The Recipe: How to create Fresh Long Pasta
The secret in making a great fresh pasta is to make sure that your dough is smooth and pliable. The feel of your dough should be like a soft putty when you have finished kneading it. You know you’ve done it wrong if it cracks easily. After that, using a pasta maker is super simple and you’ll be creating shapes in no time.
- 3 cups of pasta flour + extra for dusting (Check out our guide to the best flours here)
- 3 eggs (large)
- 11 egg yolks
- 1 ½ tsp salt
- 2 tsp olive oil
- On a flat surface, mix the flours together and create a well, large enough to hold the eggs in the middle. Crack the eggs in a measuring cup and the oil before pouring into the well.
- Whisk the eggs with a fork, be careful not to draw the flour in. Whisk until fluffy. Once it is all mixed well, gradually draw the flour in the center. Mix them until all the flour is blended well and you have a nice dough.
- You can mix by hand or you can use a stand mixer. Combine the flour and salt in the mixer. Set at a low speed. Add the egg yolks and egg, then the olive oil and keep on mixing. Add the flour and increase to medium-low speed. Mix the dough for up to five minutes.
- Using your hands, shape the dough into a ball. Begin kneading on a floured surface for 7-10 minutes. When your pasta dough is silky and smooth, flatten it into a disk before wrapping it with plastic and letting it rest in the fridge for 10 minutes.
- After 10 minutes, take the dough out of the refrigerator and cut into four portions.
- Now, set your pasta maker on its widest setting. Sprinkle flour on the dough before running it to your pasta maker and feed one portion at a time into the maker. While you are doing the first portion, you should plastic wrap the rest to avoid them getting dried up. Run the dough through the pasta maker twice, then fold it in half and run it again twice more.
- Spread out the pasta to a floured surface and let it rest again for 15 minutes. This will help the pasta from sticking together and firms it up nicely.
- Set your pasta maker to a thicker level and feed your long pasta sheets through it again. Continue doing that and adjust the roller to your preferred thickness depending on the pasta variety you’re making. If the pasta sheet gets too long, you can cut it into separate sheets 12-14 inches long.

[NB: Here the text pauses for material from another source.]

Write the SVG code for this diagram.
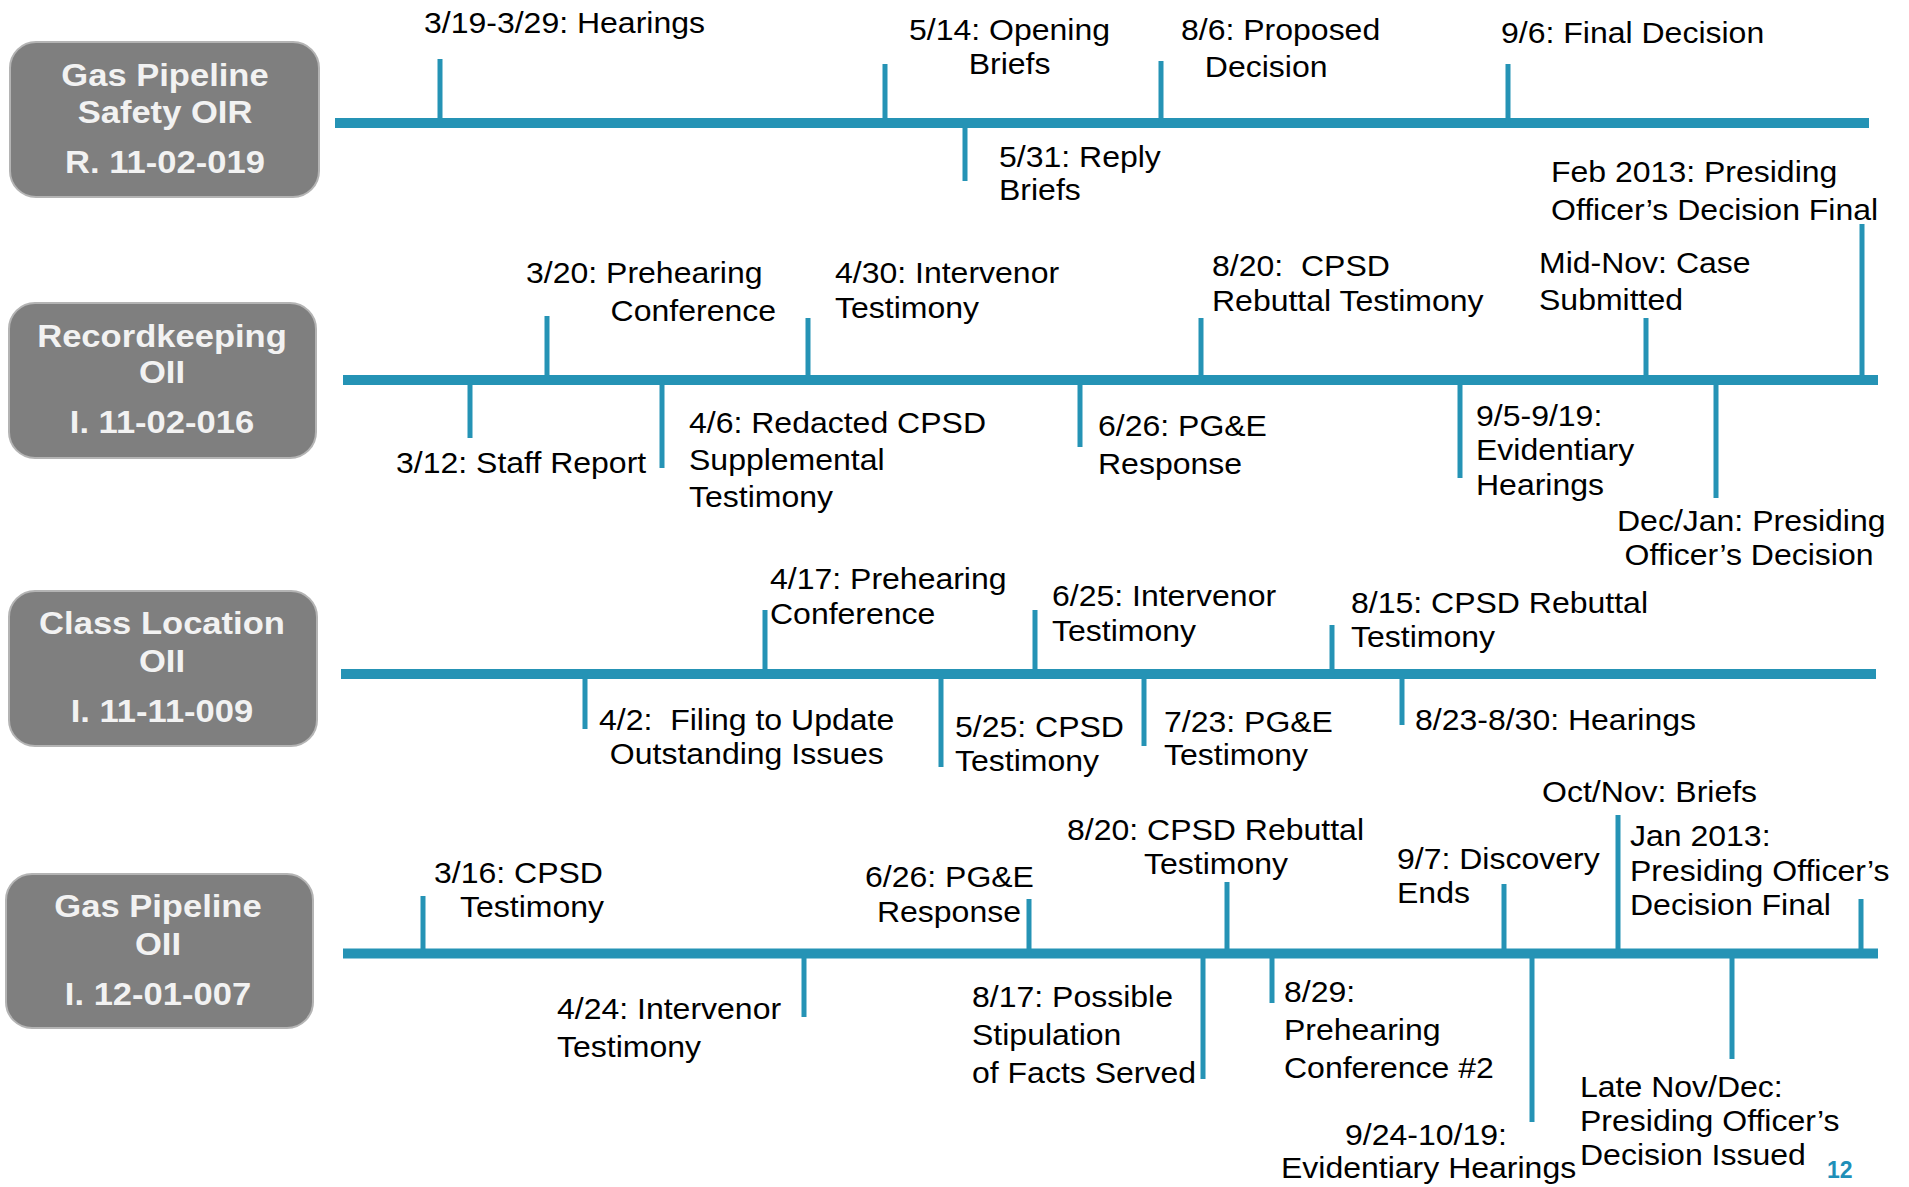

Roll until it is thin enough for you, just be careful not to tear and stretch it.
- Now, the pasta sheets are ready to be cut. Attach the noodle cutting attachment to the pasta maker to cut and shape your pasta. Feed the thin rolled pasta sheet into the cutting attachment, then catch the cut noodles with your other hand. Repeat the process with the rest of the dough.
- Dust your sheet pan with flour and scatter the finished noodles to avoid sticking together.
- Now, we are ready to cook our fresh pasta. Cook long pasta in boiling and salted water for one to three minutes. The cooking time depends on the thickness of the pasta and the type of pasta you’ve chosen to do. Drain and add the sauce.
- Serve and enjoy!
- Different pasta makers have different attachments and varying sizes for each setting, make sure to read the manual carefully before you use it and try out different settings to work out which is best for you
- Check out the more advanced pasta makers. There are all-in-one pasta makers where it only takes you a few minutes to create different types of pasta. It is automatic, you just add all the ingredients and let the machine do the work, kneading and rolling the dough for you. All you have to do is to cut your long pasta sheets as they come out.
Fresh pasta is forgiving and can be created in so many different methods, flavors and textures. Get creative and add a dash of your personality in creating your own fresh long pasta by adding extra ingredients and flavours. At the end of the day, it is worth all the effort and you’ll wonder why you ever went without it. With this guide, you can now go and try all the different varieties of long pasta and most of all, don’t forget to have fun!